The remainder of the novel concerns how these village residents with petty concerns are brought up short by the war and quickly are stripped of their pride to do their part for the war.  There are more shocks to come, a little romance, and tenderness within each connection to grip the reader until the very last page.

The Summer Before the War… is lovely historical fiction which this reviewer highly recommends.

Rain Dogs: A Detective Sean Duffy Novel by Adrian McKinty

Rain Dogs: A Detective Sean Duffy Novel. Adrian McKinty. Seventh Street Books/Prometheus Books. March 2016. 315 pp.  ISBN#: 9781633881303.

Sean Duffy has nothing going right these days.  He’s just been dumped by his girlfriend, Beth, who is ten years younger than he is.  He’s just been assigned to the protective unit for a Muhammed Ali visit to Ireland. 

The story takes place in Carrickfergus which is close to Belfast.  It’s the time of the Irish Troubles when the IRA is dropping bombs left and right as a protest method to gain Irish independence.  It’s a bit of a far stretch to imagine how these bombs could be an asset in their goal but for now it is what it is.  So for now Detectives like Duffy check under their cars for bombs every time they set out to travel somewhere.  Ali during his tour actually turns around and confronts protestors, winning them over with his charm and panache.

But the day isn’t done before there are two problems, one minor and one major.  A Finnish delegation has come to the area to check it out as a potential site for a large new business and of course the town officials want and English government want everything to proceed ultra-smoothly.  However, one of the Finnish delegation member’s wallet is declared missing and a young woman is found dead from a possible suicide in Carrickfergus Castle.
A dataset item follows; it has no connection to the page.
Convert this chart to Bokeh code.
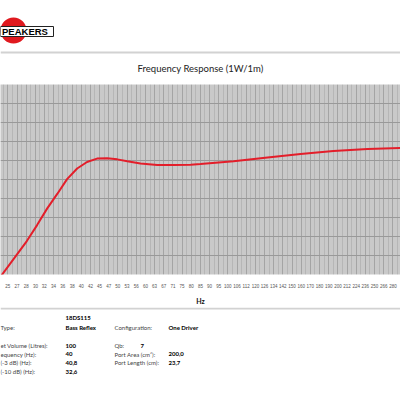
from bokeh.plotting import figure
from bokeh.models import Range1d, FixedTicker
from bokeh.layouts import column
from bokeh.embed import file_html
from bokeh.resources import INLINE
from bokeh.core.properties import value

# ---- data ----
freq_hz = [24.1, 26.7, 28.4, 30.3, 32.3, 34.4, 36.6, 39.0, 41.5, 44.2, 47.1, 50.2,
           53.5, 58.1, 64.6, 71.7, 79.7, 84.8, 104.5, 129.4, 159.4, 196.0, 243.0, 299.0]
spl_db = [59.5, 65.3, 68.8, 73.0, 77.4, 81.2, 85.1, 87.9, 89.6, 90.5, 90.6, 90.3,
          89.8, 89.2, 88.8, 88.8, 88.9, 89.1, 89.8, 90.8, 91.7, 92.5, 93.0, 93.3]

tick_hz = [23.8, 25.2, 26.7, 28.3, 30.0, 31.7, 33.6, 35.6, 37.8, 40.0, 42.4, 44.9,
           47.6, 50.4, 53.4, 56.6, 60.0, 63.5, 67.3, 71.3, 75.5, 80.0, 84.8, 89.8,
           95.1, 100.8, 106.8, 113.1, 119.9, 127.0, 134.5, 142.5, 151.0, 160.0, 169.5,
           179.6, 190.3, 201.6, 213.6, 226.3, 239.7, 254.0, 269.1, 285.1, 302.0]
tick_labels = ["24", "25", "27", "28", "30", "32", "34", "36", "38", "40", "42", "45",
               "47", "50", "53", "56", "60", "63", "67", "71", "75", "80", "85", "90",
               "95", "100", "106", "112", "120", "126", "134", "142", "150", "160", "170",
               "180", "190", "200", "212", "224", "236", "250", "266", "280", "300"]
db_ticks = [60, 65, 70, 75, 80, 85, 90, 95, 100, 105, 110]

title_text = "Frequency Response (1W/1m)"
model_name = "18DS115"
left_labels = ["Type:", "et Volume (Litres):", "equency (Hz):", "(-3 dB) (Hz):", "(-10 dB) (Hz):"]
left_values = ["Bass Reflex", "100", "40", "40,8", "32,6"]
right_labels = ["Configuration:", "Qb:", "Port Area (cm\u00b2):", "Port Length (cm):"]
right_values = ["One Driver", "7", "200,0", "23,7"]

FONT = value("Lato")

def bare(fig):
    fig.xgrid.visible = False
    fig.ygrid.visible = False
    fig.outline_line_color = None
    fig.background_fill_color = "white"
    fig.border_fill_color = "white"

# ---- header ----
h = figure(width=400, height=84, x_range=Range1d(0, 400), y_range=Range1d(84, 0),
           output_backend="svg", toolbar_location=None, x_axis_location=None,
           y_axis_location=None, min_border=0)
bare(h)
h.scatter(x=[13], y=[30], marker="circle", size=26, fill_color="#e0191f", line_color=None)
h.quad(left=[0], right=[53], top=[26], bottom=[36], fill_color="white", line_color="#222222", line_width=1)
h.text(x=[1.5], y=[31.3], text=["PEAKERS"], text_font=value("Liberation Sans"),
       text_font_style="bold", text_font_size="9.5px", text_baseline="middle", text_color="black")
h.segment(x0=[0], y0=[52], x1=[400], y1=[52], line_color="#d2d2d2", line_width=2)
h.text(x=[200], y=[68], text=[title_text], text_font=FONT, text_font_size="9.5px",
       text_align="center", text_baseline="middle", text_color="#222222")

# ---- main chart ----
minor_hz = [(a * b) ** 0.5 for a, b in zip(tick_hz[:-1], tick_hz[1:])]
p = figure(width=400, height=223, x_axis_type="log", x_range=Range1d(24.06, 299.1),
           y_range=Range1d(60, 110), output_backend="svg", toolbar_location=None,
           y_axis_location=None, min_border_left=0, min_border_right=0,
           min_border_top=0, min_border_bottom=30)
p.background_fill_color = "#c9c9c9"
p.border_fill_color = "white"
p.outline_line_color = None
ax = p.xaxis[0]
ax.ticker = FixedTicker(ticks=tick_hz, minor_ticks=minor_hz)
ax.major_label_overrides = {t: l for t, l in zip(tick_hz, tick_labels)}
ax.major_label_text_font = "Liberation Sans"
ax.major_label_text_font_size = "4.5px"
ax.major_label_text_color = "#555555"
ax.major_label_standoff = 3
ax.major_tick_line_color = None
ax.minor_tick_line_color = None
ax.axis_line_color = None
ax.axis_label = "Hz"
ax.axis_label_text_font = "Lato"
ax.axis_label_text_font_size = "7px"
ax.axis_label_text_font_style = "bold"
ax.axis_label_text_color = "#111111"
ax.axis_label_standoff = 6
p.xgrid.grid_line_color = "#a4a4a4"
p.xgrid.grid_line_width = 1
p.xgrid.minor_grid_line_color = "#b6b6b6"
p.ygrid.ticker = FixedTicker(ticks=db_ticks)
p.ygrid.grid_line_color = "#999999"
p.ygrid.grid_line_width = 1
p.line(freq_hz, spl_db, line_color="#e31e2a", line_width=2)

# ---- info block ----
b = figure(width=400, height=93, x_range=Range1d(0, 400), y_range=Range1d(400, 307),
           output_backend="svg", toolbar_location=None, x_axis_location=None,
           y_axis_location=None, min_border=0)
bare(b)
b.segment(x0=[0], y0=[308], x1=[400], y1=[308], line_color="#d2d2d2", line_width=2)
left_y = [327, 345, 353.5, 362.3, 371]
right_y = [327, 345, 353.5, 362.3]
b.text(x=[65], y=[317], text=[model_name], text_font=FONT, text_font_style="bold",
       text_font_size="6px", text_baseline="middle", text_color="black")
b.text(x=[0] * len(left_labels), y=left_y, text=left_labels, text_font=FONT,
       text_font_size="6px", text_baseline="middle", text_color="#444444")
b.text(x=[65] * len(left_values), y=left_y, text=left_values, text_font=FONT,
       text_font_style="bold", text_font_size="6px", text_baseline="middle", text_color="black")
b.text(x=[114] * len(right_labels), y=right_y, text=right_labels, text_font=FONT,
       text_font_size="6px", text_baseline="middle", text_color="#444444")
b.text(x=[168, 140, 168, 168], y=right_y, text=right_values, text_font=FONT,
       text_font_style="bold", text_font_size="6px", text_baseline="middle", text_color="black")

layout = column(h, p, b)
open("out.html", "w").write(file_html(layout, INLINE))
The first is a joke; the second turns out to be a complex mystery.  Why did this young journalist kill herself?  Why did the night guard not know she was still in the Castle after closing hours? 

The plot becomes quite complex when it turns out that the Finnish delegation was not as innocent as it appeared to the public.  Add to that another policeman is killed from a bomb under the car and of course everyone assumes it’s just another IRA plot, nothing new.  It turns out that’s not so either.

Duffy for a long time keeps receiving false leads but if it’s one thing Duffy has a reputation for, it’s persistence, relentless.

Rain Dogs… has many other twists and turns that keep the reader flipping the pages and rapidly reading.  This is my first Sean Duffy mystery, and I am looking forward to read the other novels in which he is the sleuth solving crimes in tumultuous Ireland!  Very nicely done, Adrian McKinty and recommended reading for all who love a good mystery!